よって、先の例では、次男は、長男が生活の援助をしなかった場合、長男に義務の履行を催告し、それでも援助が受けられなかったとき、家庭裁判所に対して遺言の取消しを求める申立てを行うことができます。
3 仙台高裁令和2年6月11日決定
この事案では、遺言には「生活の援助をすること」と抽象的に記載されていましたが、同決定は、原審と同じく、月3万円を援助する義務があると認めました。もっとも、たしかに相続人には計111万円の不履行があるが、遺言の文言が抽象的であり解釈が容易でないこと、相続人は今後も一切の履行を拒絶しているわけではないこと、義務の内容が確定すれば履行する意思があることからすれば、相続人の責めに帰することができない事情があり、遺言を取り消すことが遺言者の意思にかなうものではないとしました。
4 大阪地裁令和3年9月29日判決
民法1002条1項は「負担付遺贈を受けた者は、遺贈の目的の価額を超えない限度においてのみ、負担した義務を履行する責任を負う。」としています。この規定の類推適用が問題となった事案を紹介します。
この事案は、負担付きで相続させる旨の趣旨の遺言(相続人が土地3分の1を相続する代わりに他の相続人に金銭を支払う旨の遺言)がなされ、当該負担が特定の遺産の価格を超えるケースにおいて、他の相続人が相続人に対し代償金支払請求訴訟を提起しました。
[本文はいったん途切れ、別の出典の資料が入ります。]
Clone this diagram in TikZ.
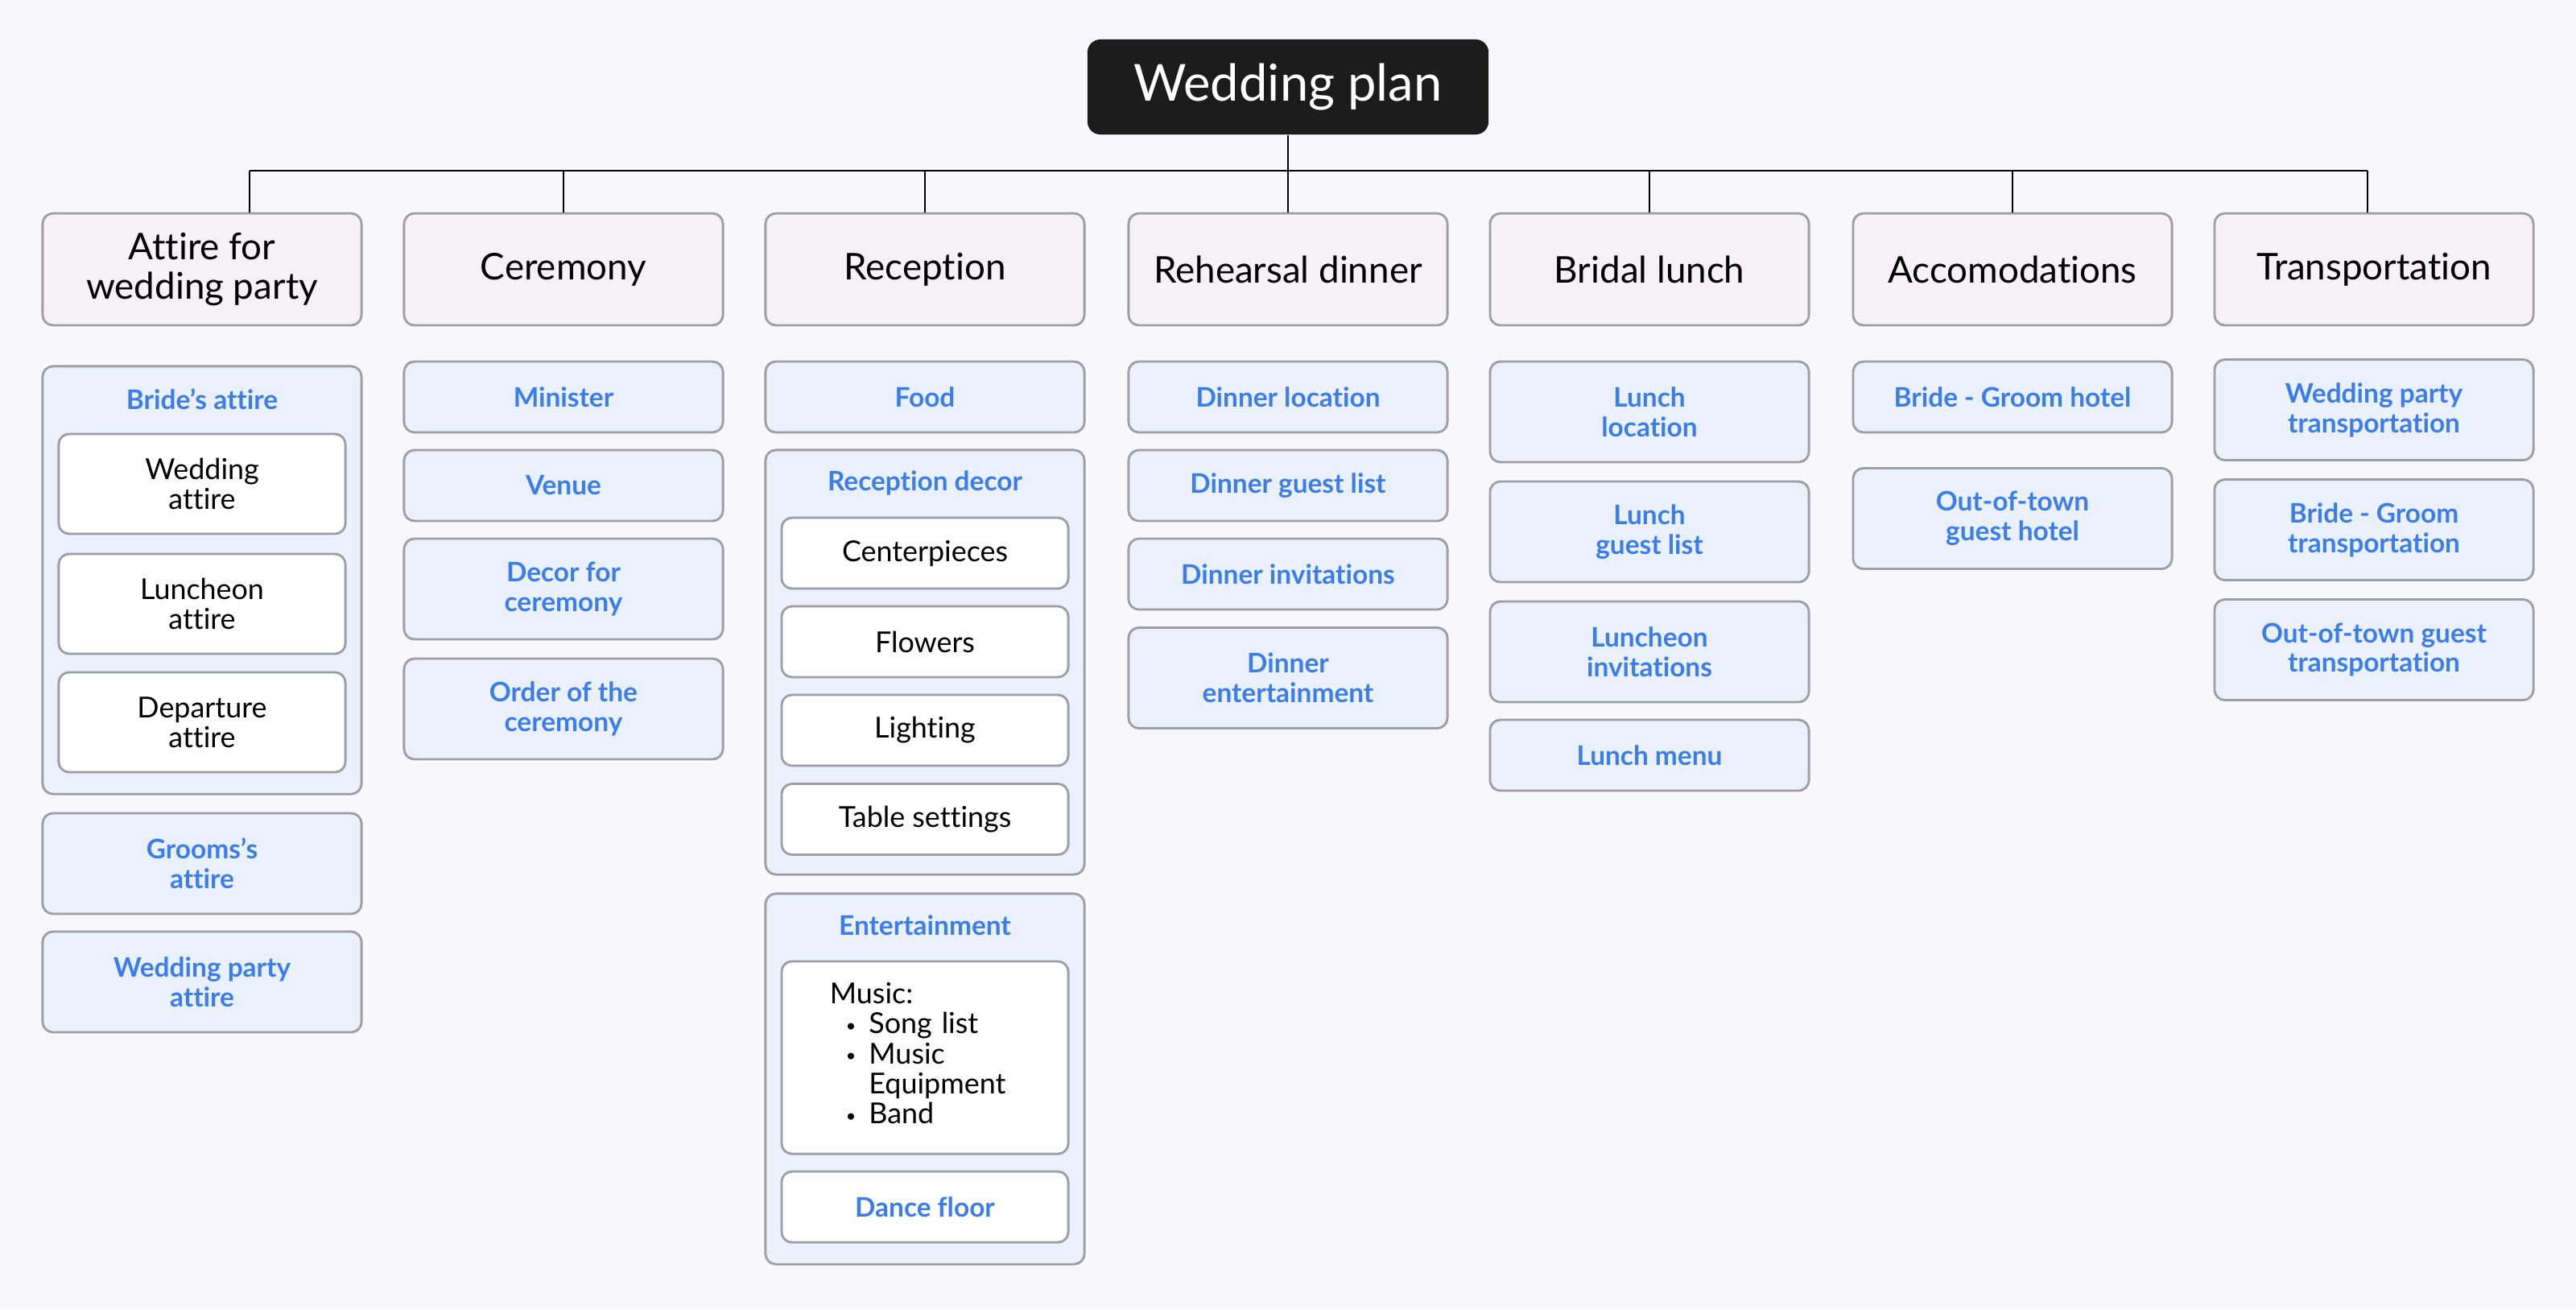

これについて、同判決は、遺言者の意思として相続分の指定をも伴うと解釈できる場合は1002条1項が類推適用される余地はなく、遺留分侵害額請求や相続放棄により調整されるべきであるが、そうではない場合は1002条1項が類推適用される余地があるとして、本件で類推適用を認めました(控訴審継続中)。